Restaurants should embrace “dancing with the devil” and build a strategy to capitalise on the growth of delivery companies like Deliveroo and Uber Eats, according to the bosses of Prezzo, Pizza Express and Las Iguanas.
Speaking at the Peach 2020 conference this week, Karen Jones CBE, founder of Café Rouge and chairman of Prezzo, Hawksmoor and Mowgli, said: “We’re all wrestling with Deliveroo. It’s dancing with the devil, but you feel you can’t do without it,” she said. “It has got to be brand enhancing and a fruitful relationship or you’ll get a bad result.”
On becoming chairman of Prezzo, which this year closed a third of its sites and recorded a £65.7m loss, Jones said: “I must like a challenge.”

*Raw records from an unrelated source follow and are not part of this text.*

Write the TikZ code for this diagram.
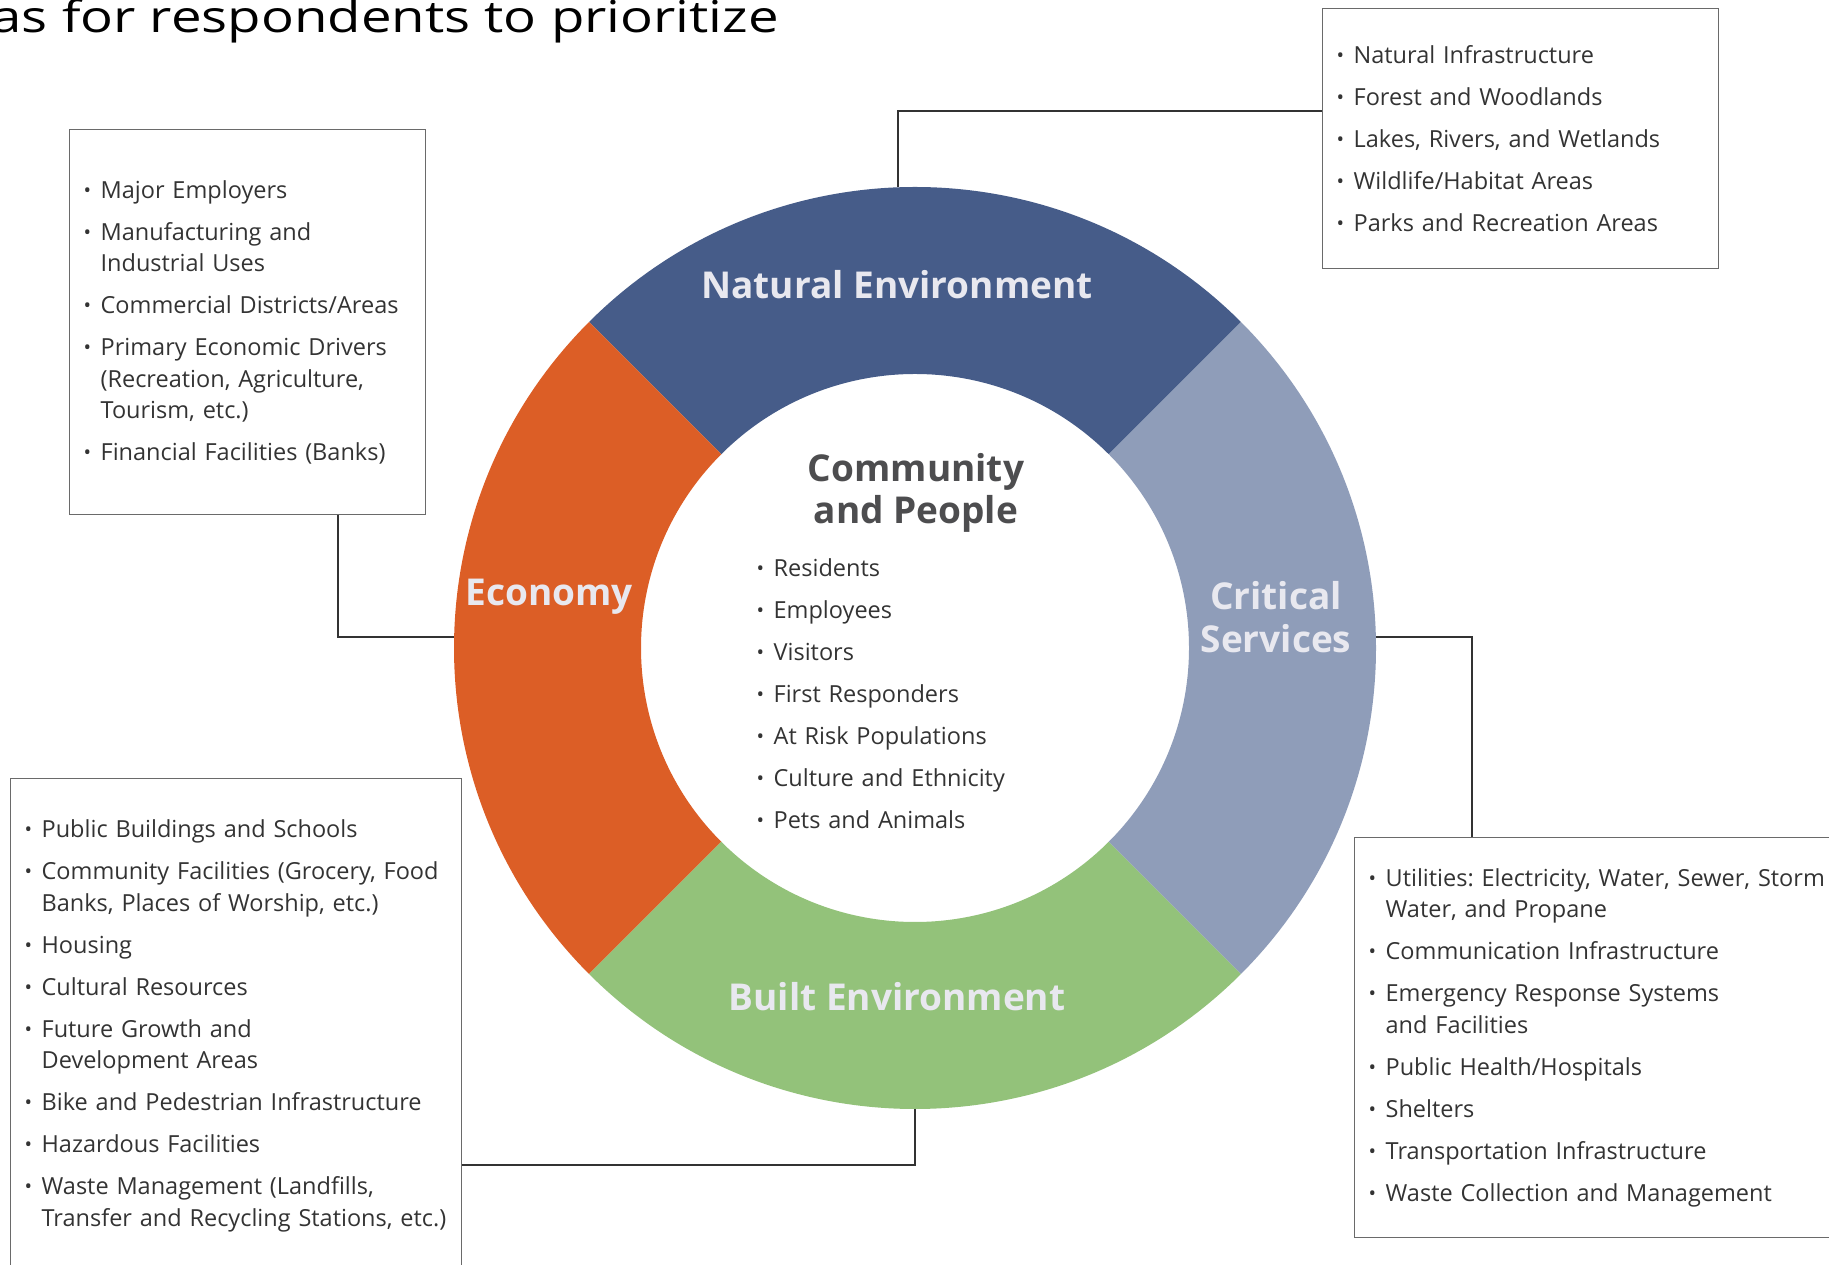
\documentclass[tikz,border=0pt]{standalone}
\usepackage{fontspec}
\setmainfont{Open Sans}
\definecolor{natblue}{HTML}{465C89}
\definecolor{ecoorange}{HTML}{DC5E26}
\definecolor{crtgrey}{HTML}{8F9DB9}
\definecolor{bltgreen}{HTML}{93C27A}
\definecolor{labelgrey}{HTML}{E8E8EF}
\definecolor{headgrey}{HTML}{4D4D4F}
\definecolor{textgrey}{HTML}{333333}
\definecolor{boxgrey}{HTML}{6A6A6A}
\newcommand\li[1]{\par\hangindent=17pt\hangafter=1\noindent
    \hbox to 17pt{\raisebox{1pt}{\fontsize{20}{20}\selectfont\textbullet}\hfil}#1\par}

\begin{document}
\begin{tikzpicture}[x=1pt, y=1pt,
    box/.style={draw=boxgrey, line width=1.3pt, anchor=north west, inner xsep=14pt, inner ysep=0pt,
        text=textgrey, font=\fontsize{23.5}{31.5}\selectfont,
        execute at begin node={\frenchspacing\raggedright\rightskip=-20pt plus 1fil
            \setlength\parskip{10.5pt}\vspace*{-24pt}}},
    seg/.style={font=\bfseries\fontsize{37}{42.5}\selectfont, text=labelgrey, align=center},
    link/.style={draw=textgrey, line width=1.3pt}]
    \useasboundingbox (0,0) rectangle (1829,1264);

    % ring
    \coordinate (ctr) at (915,616);
    \foreach \a/\c in {45/natblue, 135/ecoorange, 225/bltgreen, 315/crtgrey}
        \fill[\c] (ctr) ++(\a:461) arc[start angle=\a, delta angle=90, radius=461pt]
            -- ++(\a+270:187) arc[start angle=\a+90, delta angle=-90, radius=274pt] -- cycle;
    \coordinate (natpin) at (898,1077);
    \coordinate (ecopin) at (454,627);
    \coordinate (crtpin) at (1376,627);
    \coordinate (bltpin) at (915,155);

    \node[anchor=base east, inner sep=0pt, font=\fontsize{44}{44}\selectfont] (title) at (779,1231)
        {\scalebox{1.24}[1]{as for respondents to prioritize}};

    \node[seg] (natlbl) at (897,979) {Natural Environment};
    \node[seg] (ecolbl) at (549,667) {Economy};
    \node[seg] (crtlbl) at (1276,647) {Critical\\Services};
    \node[seg] (bltlbl) at (897,267) {Built Environment};
    \node[seg, text=headgrey] (commlbl) at (916,771) {Community\\and People};

    \node[box, draw=none, inner xsep=0pt, anchor=west, text width=260pt] (people) at (756,570)
        {\li{Residents}\li{Employees}\li{Visitors}\li{First Responders}
         \li{At Risk Populations}\li{Culture and Ethnicity}\li{Pets and Animals}};

    % lists
    \node[box, text width=368pt, minimum height=260pt] (natbox) at (1322,1256)
        {\li{Natural Infrastructure}\li{Forest and Woodlands}\li{Lakes, Rivers, and Wetlands}
         \li{Wildlife/Habitat Areas}\li{Parks and Recreation Areas}};
    \node[box, text width=328pt, minimum height=385pt] (ecobox) at (69,1135)
        {\li{Major Employers}\li{Manufacturing and\newline Industrial Uses}\li{Commercial Districts/Areas}
         \li{Primary Economic Drivers\newline (Recreation, Agriculture,\newline Tourism, etc.)}
         \li{Financial Facilities (Banks)}};
    \node[box, text width=423pt, minimum height=494pt] (bltbox) at (10,486)
        {\li{Public Buildings and Schools}\li{Community Facilities (Grocery, Food\newline Banks, Places of Worship, etc.)}
         \li{Housing}\li{Cultural Resources}\li{Future Growth and\newline Development Areas}
         \li{Bike and Pedestrian Infrastructure}\li{Hazardous Facilities}
         \li{Waste Management (Landfills,\newline Transfer and Recycling Stations, etc.)}};
    \node[box, text width=492pt, minimum height=400pt] (crtbox) at (1354,427)
        {\li{Utilities: Electricity, Water, Sewer, Storm\newline Water, and Propane}
         \li{Communication Infrastructure}\li{Emergency Response Systems\newline and Facilities}
         \li{Public Health/Hospitals}\li{Shelters}\li{Transportation Infrastructure}
         \li{Waste Collection and Management}};

    \draw[link] (natpin) |- ([yshift=-103pt]natbox.north west);
    \draw[link] ([xshift=269pt]ecobox.south west) |- (ecopin);
    \draw[link] (crtpin) -| ([xshift=118pt]crtbox.north west);
    \draw[link] (bltpin) |- ([yshift=-387pt]bltbox.north east);
\end{tikzpicture}
\end{document}
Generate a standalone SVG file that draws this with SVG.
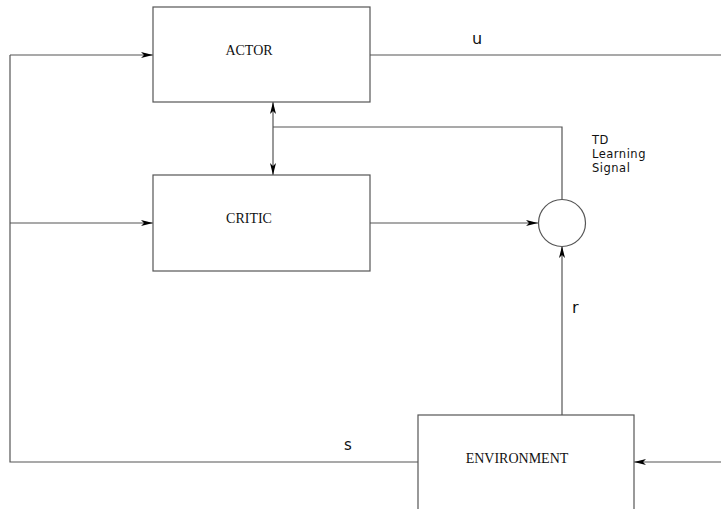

“Prezzo is very much a turnaround,” she said. “You have to remind yourself of the basics as it’s easy to forget what makes great hospitality: price, quality, service, listening to the customer and teams delivering moments of personal engagement.”
Pizza Express managing director Zoe Bowley agreed that operators should work with delivery partners and said the company had embraced margin-enhancing deliveries.
“It will be a strategic pillar in 2019,” she said. “We will be focusing on the best product to travel, packaging, experience and communication. The bottom line is it’s adding incremental value.”
Whereas Pizza Express has committed to one delivery partner in order to build a better relationship, Las Iguanas CEO Mos Shamel said his business offers a reduced menu through three different partners.
“We tried one partner but it didn’t work. Customers are upset about the reduced menu, but you’re never going to get steaming hot fajitas delivered and nachos don’t travel well,” he said.
Shamel said Las Iguanas used the rise of deliveries to create white label product Blazing Bird to add incremental sales to a new audience.
“It’s the same half a chicken coming from the same kitchen, but with different packaging and appealing to a new audience,” he said. “It’s like a new restaurant, but without the build.”
Meanwhile, Bowley revealed that Pizza Express will unveil a rebrand in the new year to increase the “relevance” of the 53-year-old chain.
“We’re a scale brand which has advantages and disadvantages, like we got a bit complacent,” she said.
“We’ve listened to our customers and have looked at the product, culture, service and heritage to make ourselves relevant again.”
However Shamal predicted there would “definitely” be more casualties in the next six to 12 months due to rising costs, unhelpful landlords and Brexit uncertainty.
“There will be massive winners and big losers,” he said. “Understanding customers really well will grow site numbers, like-for-like sales and help you win out.”